**Task to carry out**
Which lines in the material below contain the word "React"? Copy each of them.

**Source excerpt**
------------------------------------------------------------------------

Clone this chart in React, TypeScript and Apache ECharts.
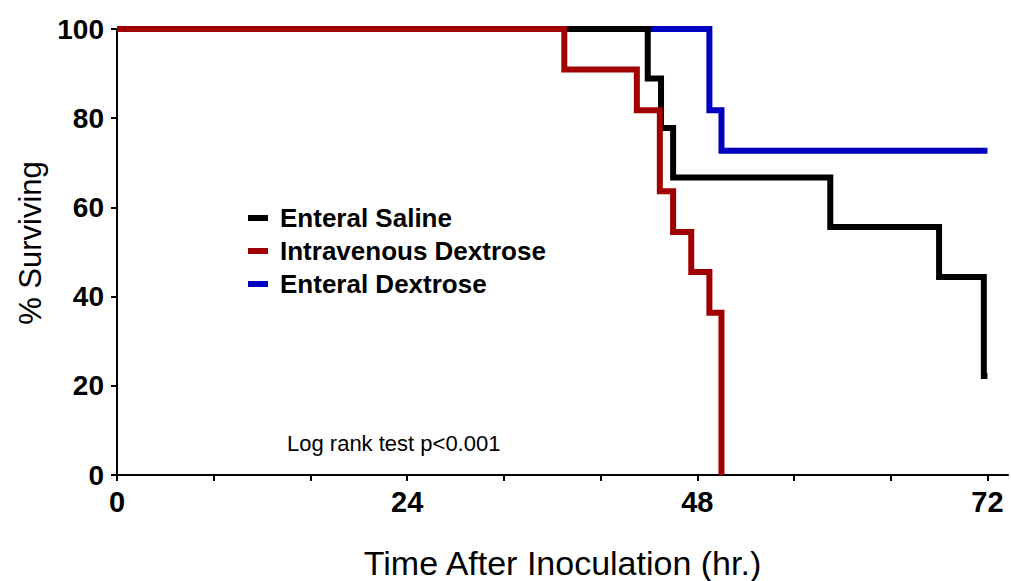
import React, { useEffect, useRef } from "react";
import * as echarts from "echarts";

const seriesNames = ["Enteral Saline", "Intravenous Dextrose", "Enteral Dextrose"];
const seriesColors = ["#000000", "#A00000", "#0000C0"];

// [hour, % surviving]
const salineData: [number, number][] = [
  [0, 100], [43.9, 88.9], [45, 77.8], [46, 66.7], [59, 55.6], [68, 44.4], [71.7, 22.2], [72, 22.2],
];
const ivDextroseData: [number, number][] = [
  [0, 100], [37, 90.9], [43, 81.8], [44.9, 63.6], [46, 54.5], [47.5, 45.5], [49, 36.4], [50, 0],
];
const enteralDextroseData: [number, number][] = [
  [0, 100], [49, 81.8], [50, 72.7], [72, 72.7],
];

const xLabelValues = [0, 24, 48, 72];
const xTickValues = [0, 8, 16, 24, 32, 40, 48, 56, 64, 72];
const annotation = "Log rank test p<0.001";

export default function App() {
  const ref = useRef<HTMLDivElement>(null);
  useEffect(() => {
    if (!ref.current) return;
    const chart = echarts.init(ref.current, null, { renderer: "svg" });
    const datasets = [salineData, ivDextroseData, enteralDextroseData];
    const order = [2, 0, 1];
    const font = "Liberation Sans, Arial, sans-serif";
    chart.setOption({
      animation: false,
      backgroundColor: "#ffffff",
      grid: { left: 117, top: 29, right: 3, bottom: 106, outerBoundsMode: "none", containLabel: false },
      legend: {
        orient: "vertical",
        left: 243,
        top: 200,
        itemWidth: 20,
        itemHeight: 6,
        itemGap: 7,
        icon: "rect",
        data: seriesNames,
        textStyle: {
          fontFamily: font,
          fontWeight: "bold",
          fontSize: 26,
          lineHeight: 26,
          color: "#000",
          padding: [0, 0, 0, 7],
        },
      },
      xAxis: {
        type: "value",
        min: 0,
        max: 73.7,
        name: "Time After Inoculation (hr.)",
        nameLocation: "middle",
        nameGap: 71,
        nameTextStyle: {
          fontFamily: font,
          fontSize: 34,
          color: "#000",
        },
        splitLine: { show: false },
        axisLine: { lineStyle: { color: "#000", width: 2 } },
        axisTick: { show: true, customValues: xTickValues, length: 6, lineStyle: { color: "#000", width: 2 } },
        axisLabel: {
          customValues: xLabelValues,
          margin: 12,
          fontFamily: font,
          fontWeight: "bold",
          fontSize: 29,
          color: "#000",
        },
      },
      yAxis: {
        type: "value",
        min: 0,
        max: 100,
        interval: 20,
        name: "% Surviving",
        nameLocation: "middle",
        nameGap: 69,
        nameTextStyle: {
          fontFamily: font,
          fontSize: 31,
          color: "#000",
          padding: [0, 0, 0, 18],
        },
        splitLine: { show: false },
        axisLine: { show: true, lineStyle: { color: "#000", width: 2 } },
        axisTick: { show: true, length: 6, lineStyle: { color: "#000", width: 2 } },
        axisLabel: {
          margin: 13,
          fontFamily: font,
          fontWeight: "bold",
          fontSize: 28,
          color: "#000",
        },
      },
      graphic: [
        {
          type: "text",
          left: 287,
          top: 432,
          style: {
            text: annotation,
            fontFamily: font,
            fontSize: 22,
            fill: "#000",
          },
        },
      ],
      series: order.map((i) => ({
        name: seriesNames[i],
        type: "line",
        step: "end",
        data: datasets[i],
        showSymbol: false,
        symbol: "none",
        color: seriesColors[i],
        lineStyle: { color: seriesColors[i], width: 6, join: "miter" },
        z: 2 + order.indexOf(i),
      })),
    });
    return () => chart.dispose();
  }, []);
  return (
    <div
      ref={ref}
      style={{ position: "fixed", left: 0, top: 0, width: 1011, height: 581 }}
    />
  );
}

------------------------------------------------------------------------

**Result for this exercise**
Clone this chart in React, TypeScript and Apache ECharts.
import React, { useEffect, useRef } from "react";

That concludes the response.